Bonjour,
Est-il «légal» de dire qu’on voit la matière tomber dans un trou noir?
https://arxiv.org/pdf/1901.04732.pdf
Les habitués à consulter les pages du forum dédié à l’astrophysique devraient s’attendre à entendre des objections aux phrases identifiés en gras. En relativité générale, aucun observateur externe à un trou noir ne peut voir l’horizon proprement dit, et il n’est pas clair (ou formellement exclu, selon les avis) qu’un observateur interne puisse voir la singularité. Pourtant ces phrases font pleinement sens dans le contexte du discours de Rovelli.we have evidence of stellar-mass holes dancing around with a companion star, of gigantic holes at the center of galaxies pulling in spiraling disks of matter, and of black hole pairs merging emitting gravitational waves that have been detected. All of this is beautifully accounted for by Einstein’s century-old general relativity. Yet, on the other hand, they remain highly mysterious: we see matter falling into them , and we are in the dark about what happens to this matter when it reaches the center of the hole.

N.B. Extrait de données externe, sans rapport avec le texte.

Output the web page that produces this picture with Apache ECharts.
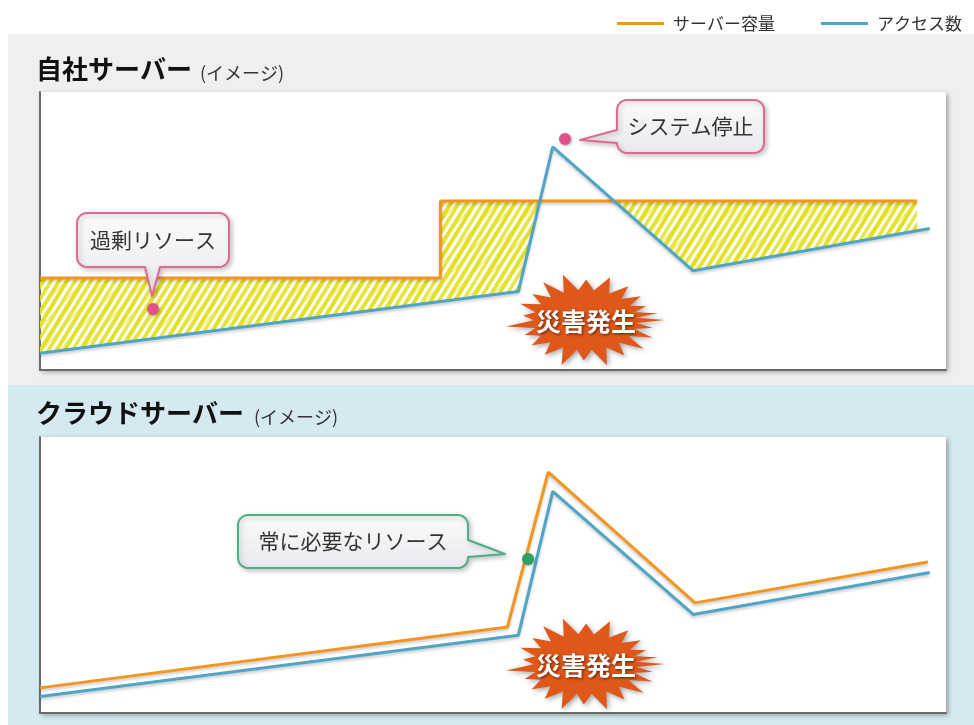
<!DOCTYPE html>
<html>
<head>
<meta charset="utf-8">
<script src="https://cdn.jsdelivr.net/npm/echarts@6/dist/echarts.min.js"></script>
<style>
  html, body { margin: 0; padding: 0; background: #ffffff; }
  #chart { width: 974px; height: 725px; }
</style>
</head>
<body>
<div id="chart"></div>
<script>
const FONT = '"Noto Sans CJK JP", "Noto Sans", sans-serif';

// Legend / series names
const seriesNames = ['サーバー容量', 'アクセス数'];
const panelTitles = ['自社サーバー', 'クラウドサーバー'];
const panelNote = '(イメージ)';
const calloutTexts = ['過剰リソース', 'システム停止', '常に必要なリソース'];
const burstText = '災害発生';

// [time, load] pairs (time 0-100, load 0-100)
const accessCount    = [[0, 6.0], [52.8, 28.2], [56.6, 80.3], [72.1, 35.7], [98.2, 50.9]];
const onPremCapacity = [[0, 33.1], [44.2, 33.1], [44.2, 60.8], [96.8, 60.8]];
const cloudCapacity  = [[0, 9.1], [51.6, 31.2], [56.1, 87.3], [72.3, 39.9], [98.0, 54.7]];

const ORANGE = '#f2961f';
const BLUE = '#4ea5c5';

// ---- hand-drawn style hatch pattern for unused capacity ----
function makeHatch() {
  const W = 40, H = 130;
  const c = document.createElement('canvas');
  c.width = W; c.height = H;
  const ctx = c.getContext('2d');
  ctx.lineCap = 'round';
  // main strokes, direction (40, -65)
  const widths = [4.0, 3.3, 4.3, 3.6, 3.9];
  const alphas = [1.0, 0.85, 1.0, 0.9, 0.95];
  for (let i = 0; i < 5; i++) {
    ctx.strokeStyle = 'rgba(228,224,40,' + alphas[i] + ')';
    ctx.lineWidth = widths[i];
    for (const off of [-80, -40, 0, 40]) {
      ctx.beginPath();
      ctx.moveTo(i * 8 + off, H);
      ctx.lineTo(i * 8 + off + 80, 0);
      ctx.stroke();
    }
  }
  // a few looser crossing strokes, direction (120, -130)
  ctx.strokeStyle = 'rgba(228,224,40,0.55)';
  ctx.lineWidth = 1.6;
  for (const x of [5, 23]) {
    for (const off of [-120, -80, -40, 0, 40]) {
      ctx.beginPath();
      ctx.moveTo(x + off, H);
      ctx.lineTo(x + off + 120, 0);
      ctx.stroke();
    }
  }
  return c;
}
const hatchCanvas = makeHatch();

// ---- region where capacity exceeds access ----
function yAt(pts, x) {
  for (let i = 0; i < pts.length - 1; i++) {
    const a = pts[i], b = pts[i + 1];
    if (b[0] === a[0]) continue;
    if (x >= a[0] && x <= b[0]) return a[1] + (b[1] - a[1]) * (x - a[0]) / (b[0] - a[0]);
  }
  return pts[pts.length - 1][1];
}
function segX(p1, p2, p3, p4) {
  const d = (p2[0] - p1[0]) * (p4[1] - p3[1]) - (p2[1] - p1[1]) * (p4[0] - p3[0]);
  if (Math.abs(d) < 1e-9) return null;
  const t = ((p3[0] - p1[0]) * (p4[1] - p3[1]) - (p3[1] - p1[1]) * (p4[0] - p3[0])) / d;
  const u = ((p3[0] - p1[0]) * (p2[1] - p1[1]) - (p3[1] - p1[1]) * (p2[0] - p1[0])) / d;
  if (t < 0 || t > 1 || u < 0 || u > 1) return null;
  return p1[0] + t * (p2[0] - p1[0]);
}
function surplusRegion(cap, acc) {
  const x0 = cap[0][0], x1 = cap[cap.length - 1][0];
  const xs = new Set();
  cap.forEach(p => xs.add(p[0]));
  acc.forEach(p => { if (p[0] >= x0 && p[0] <= x1) xs.add(p[0]); });
  for (let i = 0; i < cap.length - 1; i++) {
    for (let j = 0; j < acc.length - 1; j++) {
      const x = segX(cap[i], cap[i + 1], acc[j], acc[j + 1]);
      if (x !== null) xs.add(x);
    }
  }
  const sorted = Array.from(xs).sort((a, b) => a - b);
  const lower = sorted.map(x => [x, Math.min(yAt(acc, x), yAt(cap, x))]);
  return cap.concat(lower.reverse());
}
const surplus = surplusRegion(onPremCapacity, accessCount);

// ---- decorations ----
function arcPts(cx, cy, r, a0, a1) {
  const out = [];
  for (let k = 0; k <= 6; k++) {
    const a = (a0 + (a1 - a0) * k / 6) * Math.PI / 180;
    out.push([cx + r * Math.cos(a), cy + r * Math.sin(a)]);
  }
  return out;
}
// rounded box outline with a pointer tail, as polygon points (clockwise)
function calloutPoints(x0, y0, x1, y1, r, side, b0, b1, tip) {
  let p = [];
  p = p.concat(arcPts(x1 - r, y0 + r, r, -90, 0));
  if (side === 'right') p.push([x1, b0], tip, [x1, b1]);
  p = p.concat(arcPts(x1 - r, y1 - r, r, 0, 90));
  if (side === 'bottom') p.push([b1, y1], tip, [b0, y1]);
  p = p.concat(arcPts(x0 + r, y1 - r, r, 90, 180));
  if (side === 'left') p.push([x0, b1], tip, [x0, b0]);
  p = p.concat(arcPts(x0 + r, y0 + r, r, 180, 270));
  return p;
}
function callout(box, side, b0, b1, tip, border, text) {
  const [x0, y0, x1, y1] = box;
  return [
    {
      type: 'polygon', z: 50,
      shape: { points: calloutPoints(x0, y0, x1, y1, 10, side, b0, b1, tip) },
      style: {
        fill: new echarts.graphic.LinearGradient(0, 0, 0, 1, [
          { offset: 0, color: '#fbfbfc' }, { offset: 1, color: '#e9e9ee' }
        ]),
        stroke: border, lineWidth: 2, lineJoin: 'round',
        shadowColor: 'rgba(0,0,0,0.22)', shadowBlur: 5, shadowOffsetX: 2, shadowOffsetY: 2
      }
    },
    {
      type: 'text', z: 51,
      style: {
        text: text, x: (x0 + x1) / 2, y: (y0 + y1) / 2,
        align: 'center', verticalAlign: 'middle',
        textAlign: 'center', textVerticalAlign: 'middle',
        font: '21px ' + FONT, fill: '#333333'
      }
    }
  ];
}
function dot(x, y, color) {
  return {
    type: 'circle', z: 52, shape: { cx: x, cy: y, r: 6 },
    style: { fill: color, shadowColor: 'rgba(0,0,0,0.3)', shadowBlur: 3, shadowOffsetX: 1, shadowOffsetY: 1 }
  };
}
// irregular starburst outline
const burstSpikes = [
  [0, 1.0], [11, 0.86], [24, 0.92], [40, 0.95], [57, 0.9], [74, 1.0], [91, 0.86],
  [107, 1.0], [124, 0.9], [141, 0.86], [157, 0.82], [172, 1.0], [187, 0.78],
  [203, 0.88], [220, 0.86], [237, 0.96], [254, 1.0], [271, 0.86], [289, 0.96],
  [307, 0.9], [324, 0.86], [339, 0.82], [351, 0.92]
];
function burst(cx, cy) {
  const rx = 80, ry = 47, pts = [];
  for (let i = 0; i < burstSpikes.length; i++) {
    const [a, r] = burstSpikes[i];
    const next = i + 1 < burstSpikes.length ? burstSpikes[i + 1][0] : 360;
    const t = a * Math.PI / 180, m = (a + next) / 2 * Math.PI / 180;
    pts.push([cx + rx * r * Math.cos(t), cy + ry * r * Math.sin(t)]);
    pts.push([cx + rx * 0.64 * Math.cos(m), cy + ry * 0.64 * Math.sin(m)]);
  }
  return [
    {
      type: 'polygon', z: 40, shape: { points: pts },
      style: { fill: '#df5819', shadowColor: 'rgba(0,0,0,0.35)', shadowBlur: 5, shadowOffsetX: 2, shadowOffsetY: 2 }
    },
    {
      type: 'text', z: 41,
      style: {
        text: burstText, x: cx + 1, y: cy + 1,
        align: 'center', verticalAlign: 'middle',
        textAlign: 'center', textVerticalAlign: 'middle',
        font: 'bold 25px ' + FONT, fill: '#ffffff',
        textShadowColor: 'rgba(70,20,0,0.85)', textShadowBlur: 3, textShadowOffsetX: 1, textShadowOffsetY: 1
      }
    }
  ];
}
function panelTitle(x, y, title, noteX) {
  return [
    {
      type: 'text', z: 5,
      style: { text: title, x: x, y: y, verticalAlign: 'middle', textVerticalAlign: 'middle',
               font: 'bold 26px ' + FONT, fill: '#111111' }
    },
    {
      type: 'text', z: 5,
      style: { text: panelNote, x: noteX, y: y + 4, verticalAlign: 'middle', textVerticalAlign: 'middle',
               font: '18px ' + FONT, fill: '#333333' }
    }
  ];
}

const graphics = [].concat(
  [
    { type: 'rect', z: -10, shape: { x: 8, y: 34, width: 966, height: 351 }, style: { fill: '#efefef' } },
    { type: 'rect', z: -10, shape: { x: 8, y: 385, width: 966, height: 340 }, style: { fill: '#d4e9f0' } }
  ],
  panelTitle(36, 69, panelTitles[0], 200),
  panelTitle(36, 413, panelTitles[1], 254),
  burst(585, 320),
  burst(585, 664),
  callout([77, 213, 229, 267], 'bottom', 145, 160, [152, 296], '#de6a92', calloutTexts[0]),
  [dot(153, 309, '#e0538a')],
  callout([617, 100, 764, 153], 'left', 130, 143, [580, 140], '#de6a92', calloutTexts[1]),
  [dot(565, 139, '#e0538a')],
  callout([238, 515, 468, 568], 'right', 540, 557, [505, 554], '#4fae84', calloutTexts[2]),
  [dot(528, 559, '#2e9d68')]
);

const axisLine = { show: true, lineStyle: { color: '#6a6a6a', width: 2 } };
function xAx(gi) {
  return { type: 'value', gridIndex: gi, min: 0, max: 100, axisLine: axisLine,
           axisTick: { show: false }, axisLabel: { show: false }, splitLine: { show: false } };
}
function yAx(gi) {
  return { type: 'value', gridIndex: gi, min: 0, max: 100, axisLine: axisLine,
           axisTick: { show: false }, axisLabel: { show: false }, splitLine: { show: false } };
}
const gridStyle = {
  show: true, backgroundColor: '#ffffff', borderWidth: 0,
  shadowColor: 'rgba(0,0,0,0.35)', shadowBlur: 5, shadowOffsetX: 2, shadowOffsetY: 2
};
function lineSeries(name, data, color, gi) {
  return {
    type: 'line', name: name, data: data, xAxisIndex: gi, yAxisIndex: gi,
    showSymbol: false, symbol: 'none', animation: false, z: 10,
    itemStyle: { color: color },
    lineStyle: { color: color, width: 3, shadowColor: 'rgba(0,0,0,0.22)', shadowBlur: 3, shadowOffsetY: 2 }
  };
}

const chart = echarts.init(document.getElementById('chart'));
chart.setOption({
  backgroundColor: '#ffffff',
  animation: false,
  legend: {
    data: seriesNames, right: 7, top: 10, icon: 'rect', itemWidth: 47, itemHeight: 3, itemGap: 46,
    textStyle: { fontFamily: FONT, fontSize: 17, color: '#333333', padding: [0, 0, 0, 4] }
  },
  grid: [
    Object.assign({ left: 40, top: 92, width: 906, height: 278 }, gridStyle),
    Object.assign({ left: 40, top: 437, width: 906, height: 276 }, gridStyle)
  ],
  xAxis: [xAx(0), xAx(1)],
  yAxis: [yAx(0), yAx(1)],
  series: [
    {
      type: 'custom', xAxisIndex: 0, yAxisIndex: 0, z: 2, animation: false, silent: true,
      data: [[0, 0]],
      renderItem: function (params, api) {
        return {
          type: 'polygon',
          shape: { points: surplus.map(p => api.coord(p)) },
          style: { fill: { image: hatchCanvas, repeat: 'repeat' } }
        };
      }
    },
    lineSeries(seriesNames[0], onPremCapacity, ORANGE, 0),
    lineSeries(seriesNames[1], accessCount, BLUE, 0),
    lineSeries(seriesNames[0], cloudCapacity, ORANGE, 1),
    lineSeries(seriesNames[1], accessCount, BLUE, 1)
  ],
  graphic: { elements: graphics }
});
</script>
</body>
</html>
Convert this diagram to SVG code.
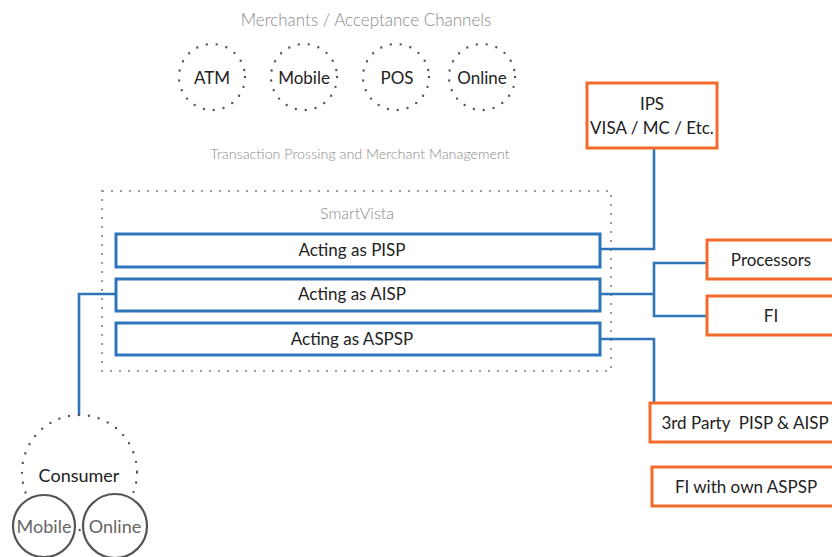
<svg xmlns="http://www.w3.org/2000/svg" width="832" height="557" viewBox="0 0 832 557">
<defs>
<style>
.t{font-family:Lato,"Liberation Sans",sans-serif;fill:#222;text-anchor:middle;white-space:pre}
.g{font-family:Lato,"Liberation Sans",sans-serif;fill:#8a8a8a;text-anchor:middle;font-weight:300}
.dc{fill:none;stroke:#555;stroke-width:2.4;stroke-linecap:round;stroke-dasharray:0 10}
.act{fill:#fff;stroke:#2f75bb;stroke-width:3}
.org{fill:#fff;stroke:#f26b2a;stroke-width:3}
.con{fill:none;stroke:#2f75bb;stroke-width:2.6}
.sc{fill:#fff;stroke:#555;stroke-width:2.2}
</style>
</defs>
<rect width="832" height="557" fill="#fff"/>
<text class="g" x="366" y="26" font-size="17">Merchants / Acceptance Channels</text>
<g id="atm"><circle class="dc" cx="212" cy="77" r="33"/><text class="t" x="212" y="84" font-size="17">ATM</text></g>
<g id="mobile-m"><circle class="dc" cx="304" cy="77" r="33"/><text class="t" x="304" y="84" font-size="17">Mobile</text></g>
<g id="pos"><circle class="dc" cx="396" cy="77" r="33"/><text class="t" x="397" y="84" font-size="17">POS</text></g>
<g id="online-m"><circle class="dc" cx="482" cy="77" r="33"/><text class="t" x="482" y="84" font-size="17">Online</text></g>
<text class="g" x="360" y="159" font-size="14.3">Transaction Prossing and Merchant Management</text>
<g id="smartvista">
<rect x="102" y="191" width="509" height="180" fill="none" stroke="#9a9a9a" stroke-width="2" stroke-dasharray="2 7"/>
<text class="g" x="357" y="219" font-size="16">SmartVista</text>
</g>
<g id="connectors">
<polyline class="con" points="600,249 654,249 654,148"/>
<polyline class="con" points="600,294 654,294"/>
<polyline class="con" points="707,263 654,263 654,316 707,316"/>
<polyline class="con" points="600,339 654,339 654,403"/>
<polyline class="con" points="116,294 79,294 79,415"/>
</g>
<g id="pisp"><rect class="act" x="116" y="234" width="484" height="33"/><text class="t" x="352" y="256" font-size="17">Acting as PISP</text></g>
<g id="aisp"><rect class="act" x="116" y="279" width="484" height="32"/><text class="t" x="352" y="300" font-size="17">Acting as AISP</text></g>
<g id="aspsp"><rect class="act" x="116" y="323" width="484" height="32"/><text class="t" x="352" y="345" font-size="17">Acting as ASPSP</text></g>
<g id="ips"><rect class="org" x="587" y="83" width="130" height="65"/><text class="t" x="652" y="110" font-size="17">IPS</text><text class="t" x="652" y="134" font-size="17">VISA / MC / Etc.</text></g>
<g id="processors"><rect class="org" x="707" y="240" width="135" height="39"/><text class="t" x="771" y="266" font-size="17">Processors</text></g>
<g id="fi"><rect class="org" x="707" y="296" width="135" height="39"/><text class="t" x="771" y="322" font-size="17">FI</text></g>
<g id="third-party"><rect class="org" x="650" y="403" width="192" height="39"/><text class="t" x="745" y="429" font-size="17">3rd Party  PISP &amp; AISP</text></g>
<g id="fi-own"><rect class="org" x="652" y="467" width="190" height="39"/><text class="t" x="746" y="493" font-size="17">FI with own ASPSP</text></g>
<g id="consumer">
<circle class="dc" cx="79.5" cy="472.5" r="57.5" stroke-dasharray="0 9"/>
<text class="t" x="79" y="482" font-size="18">Consumer</text>
</g>
<g id="mobile-c"><circle class="sc" cx="44" cy="526" r="31"/><text class="t" x="44" y="533" font-size="18" style="fill:#666">Mobile</text></g>
<g id="online-c"><circle class="sc" cx="115" cy="526" r="32"/><text class="t" x="115" y="533" font-size="18" style="fill:#666">Online</text></g>
</svg>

Dans ce discours Rovelli rappelle que les trous noirs, s’ils sont indistingables pour un observateur externe (à masse, rotation et charge égale), n’ont aucune raison de l’être pour un observateur interne. Il est donc parfaitement valide de parler de ‘voir tomber’ de la matière, puisqu’il existe des observateurs qui peuvent mesurer si cette matière est hors puis dans un trou noir. Pour sa part, Rovelli le rappelle afin de convaincre les physiciens réticents à accepter l’existence des trous blancs. Sa contribution est de montrer que, la transition entre trou noir et trou blanc, cela semble marcher en LQG. Il en tire argument que les singularités n’en sont pas vraiment (ou plutôt, que des effets quantiques les adoucissent par rapport à ce que la RG seule prévoirait), ce qui est équivalent à montrer que ‘atteindre le centre du trou noir’ devient une possibilité observable. Il pointe également qu’un trou blanc pourrait devenir un rémanent et possiblement contribuer à la matière sombre.
Personnellement j’aime cette idée qu’il n’y aurait pas de gros obstacle théorique à ce qu’un jour nous devenions capable d’imager (plutôt que de simplement imaginer…) la transition entre notre coté du trou blanc et l’autre bord qui est un trou noir. D’une part cela donne un caractère de testabilité potentiel à cette (famille de) théorie, et c’est très compatible avec une évolution unitaire pour les trous noirs donc avec la MQ. Cela met par ailleurs la table pour imaginer les parcours entre univers comme une marche quantique entre des trous noirs/blanc issus les uns des autres, avec des conséquences observables. Un exemple est qu’il devrait y avoir un nombre approximativement maximal dans la quantité de trou noirs compatibles avec la vie telle qu’on la connait (il existe un vieil argument qui prévoit la même chose, basé directement sur le fait que l’entropie des trou noirs domine le bilan entropique), ce qui est une autre piste pour expliquer la matière noire (c’est exclu pour les trous noirs trop gros ou trop petits, mais il reste un gap dans la gamme de masse possible -et c’est dans cette gamme qu’on a vu la première fusion de trou noirs). De façon amusante, cette possibilité est probablement plus proche du multivers des cordistes que de la vision de Rovelli lui-même.
Revenons à nos moutons. Cette discussion est-elle convaincante ou suffisante pour qu’un(e) intervenant(e) en astrophysique se doive de légaliser l’utilisation de termes tels que 'voir chuter dans un trou noir' ou 'atteindre la singularité'? Si non, quel serait un meilleur argument pour une levée de prohibition?